The request:
Transcribe exactly the lines from the one containing "What matplotlib code" through the one containing "ax = fig.add_axes([0.130, 0.1667, 0.870, 0.8028])", both included, and leave out any pictures.

Dataset rows:
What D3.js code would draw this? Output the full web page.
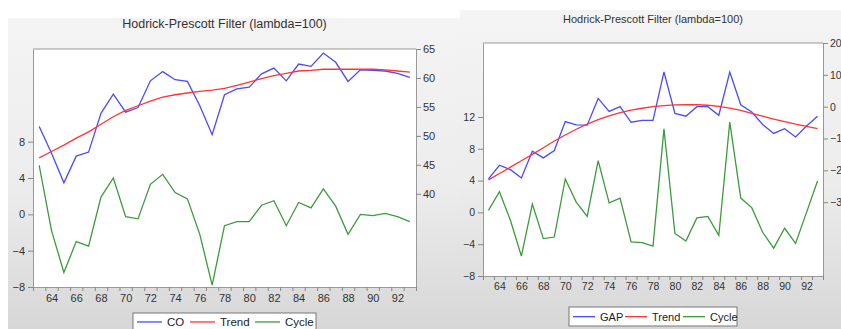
<!DOCTYPE html>
<html>
<head>
<meta charset="utf-8">
<script src="https://cdn.jsdelivr.net/npm/d3@7"></script>
<style>
  html, body { margin: 0; padding: 0; background: #fff; }
  svg { display: block; font-family: "Liberation Sans", Arial, sans-serif; }
</style>
</head>
<body>
<svg id="chart" width="841" height="329"></svg>
<script>
// Years shown on the horizontal axis (1963–1993)
const years = [63,64,65,66,67,68,69,70,71,72,73,74,75,76,77,78,79,80,81,82,83,84,85,86,87,88,89,90,91,92,93];
const yearLabels = [64,66,68,70,72,74,76,78,80,82,84,86,88,90,92];

// Panel 1: CO with its HP trend (right scale) and cycle (left scale)
const coValues    = [51.6,47.0,41.9,46.5,47.2,53.9,57.2,54.1,54.9,59.5,61.1,59.7,59.4,55.2,50.2,57.1,58.1,58.4,60.7,61.7,59.5,62.4,62.0,64.3,62.7,59.4,61.4,61.3,61.2,60.8,60.1];
const coTrend     = [46.2,47.3,48.4,49.6,50.7,52.0,53.3,54.4,55.2,56.0,56.7,57.1,57.4,57.7,57.9,58.2,58.7,59.3,59.9,60.4,60.8,61.2,61.3,61.5,61.5,61.5,61.5,61.5,61.4,61.2,61.0];
const coCycle     = [5.4,-1.8,-6.4,-3.0,-3.5,1.9,4.0,-0.25,-0.5,3.3,4.4,2.4,1.7,-2.2,-7.8,-1.25,-0.8,-0.8,1.0,1.5,-1.25,1.3,0.7,2.8,0.9,-2.2,0.0,-0.15,0.1,-0.25,-0.8];
const coLeftTicks  = [-8,-4,0,4,8];
const coRightTicks = [40,45,50,55,60,65];

// Panel 2: GAP with its HP trend (right scale) and cycle (left scale)
const gapValues   = [-22.7,-18.4,-19.8,-22.4,-14.0,-16.1,-13.8,-4.7,-5.7,-5.8,2.6,-1.5,0.0,-4.9,-4.3,-4.3,10.9,-2.1,-3.0,0.0,0.0,-2.7,10.9,0.6,-1.7,-5.6,-8.4,-6.9,-9.5,-6.1,-3.0];
const gapTrend    = [-23.0,-21.0,-19.0,-17.0,-15.0,-12.9,-10.8,-8.9,-7.1,-5.5,-4.1,-2.9,-1.9,-1.1,-0.5,0.0,0.35,0.55,0.65,0.6,0.45,0.1,-0.45,-1.2,-2.1,-3.0,-3.9,-4.7,-5.5,-6.2,-6.9];
const gapCycle    = [0.25,2.6,-1.0,-5.5,1.05,-3.3,-3.1,4.2,1.3,-0.5,6.5,1.2,1.8,-3.7,-3.8,-4.25,10.5,-2.65,-3.6,-0.7,-0.5,-2.9,11.35,1.8,0.6,-2.5,-4.5,-2.0,-3.9,0.0,3.95];
const gapLeftTicks  = [-8,-4,0,4,8,12];
const gapRightTicks = [-30,-20,-10,0,10,20];

const titleText = "Hodrick-Prescott Filter (lambda=100)";
const colors = { series: "#4a4aff", trend: "#ff3434", cycle: "#3d9a3d" };

const svg = d3.select("#chart");

// Soft vertical gradient used behind each chart panel
const defs = svg.append("defs");
const grad = defs.append("linearGradient").attr("id", "panelBg")
  .attr("x1", 0).attr("y1", 0).attr("x2", 0).attr("y2", 1);
grad.append("stop").attr("offset", "0%").attr("stop-color", "#f4f4f4");
grad.append("stop").attr("offset", "55%").attr("stop-color", "#ececec");
grad.append("stop").attr("offset", "100%").attr("stop-color", "#d7d7d7");

function drawPanel(cfg) {
  const g = svg.append("g");
  g.append("rect")
    .attr("x", cfg.panel[0]).attr("y", cfg.panel[1])
    .attr("width", cfg.panel[2]).attr("height", cfg.panel[3])
    .attr("fill", "url(#panelBg)");

  const [x0, x1, y0, y1] = cfg.plot;

  const x = d3.scaleLinear().domain([years[0] - 0.5, years[years.length - 1] + 0.5]).range([x0, x1]);
  const yL = d3.scaleLinear().domain(cfg.leftDomain).range([y1, y0]);
  const yR = d3.scaleLinear().domain(cfg.rightDomain).range([y1, y0]);

  g.append("text")
    .attr("x", (x0 + x1) / 2).attr("y", cfg.titleY)
    .attr("text-anchor", "middle")
    .attr("font-size", cfg.titleSize).attr("fill", "#333")
    .text(titleText);

  g.append("rect")
    .attr("x", x0).attr("y", y0).attr("width", x1 - x0).attr("height", y1 - y0)
    .attr("fill", "#fff");

  const styleAxis = sel => {
    sel.selectAll("path.domain").attr("stroke", "#999");
    sel.selectAll(".tick line").attr("stroke", "#888");
    sel.selectAll(".tick text").attr("fill", "#333").attr("font-size", cfg.tickSize)
      .attr("font-family", "Liberation Sans, Arial, sans-serif");
  };

  // Left scale (cycle)
  g.append("g").attr("transform", `translate(${x0},0)`)
    .call(d3.axisLeft(yL).tickValues(cfg.leftTicks).tickSize(5).tickPadding(3).tickSizeOuter(0))
    .call(styleAxis);

  // Right scale (series and trend)
  g.append("g").attr("transform", `translate(${x1},0)`)
    .call(d3.axisRight(yR).tickValues(cfg.rightTicks).tickSize(5).tickPadding(2).tickSizeOuter(0))
    .call(styleAxis);

  // Year ticks on the boundaries between years, labels at every second year
  const boundaries = [years[0] - 0.5].concat(years.map(v => v + 0.5));
  g.append("g").attr("transform", `translate(0,${y1})`)
    .call(d3.axisBottom(x).tickValues(boundaries).tickSize(4).tickFormat("").tickSizeOuter(0))
    .call(styleAxis);
  g.append("g").attr("transform", `translate(0,${y1})`)
    .call(d3.axisBottom(x).tickValues(yearLabels).tickSize(0).tickPadding(cfg.labelPad).tickFormat(d => String(d)))
    .call(styleAxis)
    .call(s => s.select("path.domain").remove());

  // Top edge of the frame
  g.append("line").attr("x1", x0).attr("x2", x1).attr("y1", y0).attr("y2", y0)
    .attr("stroke", "#999");

  const lineR = d3.line().x((d, i) => x(years[i])).y(d => yR(d));
  const lineL = d3.line().x((d, i) => x(years[i])).y(d => yL(d));

  g.append("path").datum(cfg.cycle).attr("d", lineL)
    .attr("fill", "none").attr("stroke", colors.cycle).attr("stroke-width", 1.3);
  g.append("path").datum(cfg.series).attr("d", lineR)
    .attr("fill", "none").attr("stroke", colors.series).attr("stroke-width", 1.3);
  g.append("path").datum(cfg.trend).attr("d", lineR)
    .attr("fill", "none").attr("stroke", colors.trend).attr("stroke-width", 1.3);

  // Legend
  const lg = cfg.legend;
  g.append("rect").attr("x", lg.x).attr("y", lg.y).attr("width", lg.w).attr("height", lg.h)
    .attr("fill", "#fff").attr("stroke", "#777");
  const items = [
    { name: cfg.seriesName, color: colors.series },
    { name: "Trend", color: colors.trend },
    { name: "Cycle", color: colors.cycle }
  ];
  items.forEach((it, i) => {
    const sx = lg.itemX[i];
    g.append("line").attr("x1", sx).attr("x2", sx + lg.lineLen)
      .attr("y1", lg.textY - lg.fontSize * 0.35).attr("y2", lg.textY - lg.fontSize * 0.35)
      .attr("stroke", it.color).attr("stroke-width", 1.3);
    g.append("text").attr("x", sx + lg.lineLen + 5).attr("y", lg.textY)
      .attr("font-size", lg.fontSize).attr("fill", "#222").text(it.name);
  });
}

drawPanel({
  panel: [8, 18, 452, 311],
  plot: [33, 416, 49, 287],
  leftDomain: [-8, 18.2],
  rightDomain: [23.9, 65],
  leftTicks: coLeftTicks,
  rightTicks: coRightTicks,
  series: coValues, trend: coTrend, cycle: coCycle,
  seriesName: "CO",
  titleY: 28, titleSize: 12.5, tickSize: 11, labelPad: 7,
  legend: { x: 133, y: 313, w: 183, h: 24, textY: 326, fontSize: 11.5, lineLen: 25, itemX: [137, 190, 255] }
});

drawPanel({
  panel: [460, 10, 381, 319],
  plot: [483, 823, 43, 276],
  leftDomain: [-8, 21.3],
  rightDomain: [-53.2, 20],
  leftTicks: gapLeftTicks,
  rightTicks: gapRightTicks,
  series: gapValues, trend: gapTrend, cycle: gapCycle,
  seriesName: "GAP",
  titleY: 23, titleSize: 11, tickSize: 10.5, labelPad: 7,
  legend: { x: 569, y: 307, w: 168, h: 19, textY: 320.5, fontSize: 11, lineLen: 22, itemX: [573, 625, 683] }
});
</script>
</body>
</html>
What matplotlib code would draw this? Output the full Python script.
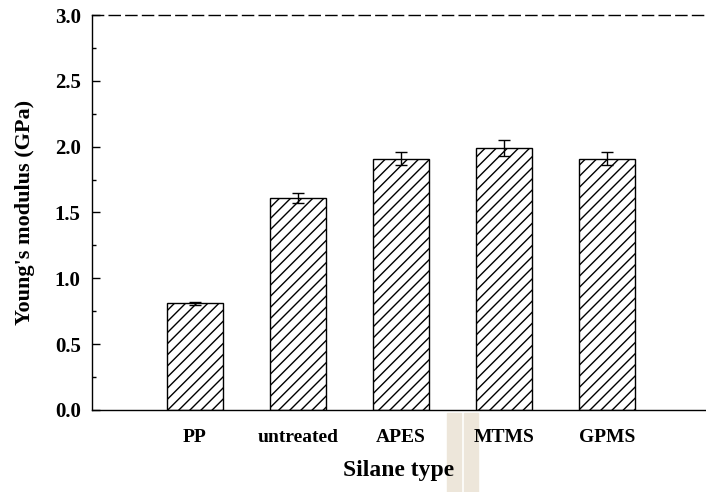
import matplotlib
matplotlib.use("Agg")
import matplotlib.pyplot as plt
from matplotlib.patches import Rectangle
from matplotlib.ticker import MultipleLocator

# values
silanes = ["PP", "untreated", "APES", "MTMS", "GPMS"]
modulus = [0.81, 1.61, 1.91, 1.99, 1.91]
modulus_err = [0.01, 0.04, 0.05, 0.06, 0.05]

plt.rcParams["font.family"] = ["Liberation Serif", "DejaVu Serif"]
plt.rcParams["hatch.linewidth"] = 1.0

fig = plt.figure(figsize=(7.06, 4.92), dpi=100)
ax = fig.add_axes([0.130, 0.1667, 0.870, 0.8028])

xs = list(range(1, len(silanes) + 1))
ax.bar(xs, modulus, width=0.54, color="white", edgecolor="black",
       hatch="///", linewidth=1.0, zorder=2)
ax.errorbar(xs, modulus, yerr=modulus_err, fmt="none", ecolor="black",
            elinewidth=1.0, capsize=4, capthick=1.0, zorder=3)

ax.set_xlim(0, 5.96)
ax.set_ylim(0, 3.0)
ax.set_xticks(xs)
ax.set_xticklabels(silanes, fontsize=14, fontweight="semibold")
ax.tick_params(axis="x", length=0, pad=14)
ax.yaxis.set_major_locator(MultipleLocator(0.5))
ax.yaxis.set_minor_locator(MultipleLocator(0.25))
ax.tick_params(axis="y", which="major", direction="in", length=6, width=1,
               labelsize=15, pad=8)
ax.tick_params(axis="y", which="minor", direction="in", length=3, width=1)
for lab in ax.get_yticklabels():
    lab.set_fontweight("bold")

ax.spines["right"].set_visible(False)
ax.spines["top"].set_linestyle((0, (8, 4)))
for s in ("left", "top", "bottom"):
    ax.spines[s].set_linewidth(1.0)

ax.set_ylabel("Young's modulus (GPa)", fontsize=16, fontweight="bold", labelpad=14)
ax.set_xlabel("Silane type", fontsize=17, fontweight="bold", labelpad=10)

# beige paper strips from the scan
for x0, w in [(447, 14), (464, 14)]:
    fig.patches.append(Rectangle((x0 / 706, 0), w / 706, 79 / 492,
                                 transform=fig.transFigure, color="#ede6da",
                                 zorder=-1))

fig.savefig("out.png", dpi=100)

Full response:
What matplotlib code would draw this? Output the full Python script.
import matplotlib
matplotlib.use("Agg")
import matplotlib.pyplot as plt
from matplotlib.patches import Rectangle
from matplotlib.ticker import MultipleLocator

# values
silanes = ["PP", "untreated", "APES", "MTMS", "GPMS"]
modulus = [0.81, 1.61, 1.91, 1.99, 1.91]
modulus_err = [0.01, 0.04, 0.05, 0.06, 0.05]

plt.rcParams["font.family"] = ["Liberation Serif", "DejaVu Serif"]
plt.rcParams["hatch.linewidth"] = 1.0

fig = plt.figure(figsize=(7.06, 4.92), dpi=100)
ax = fig.add_axes([0.130, 0.1667, 0.870, 0.8028])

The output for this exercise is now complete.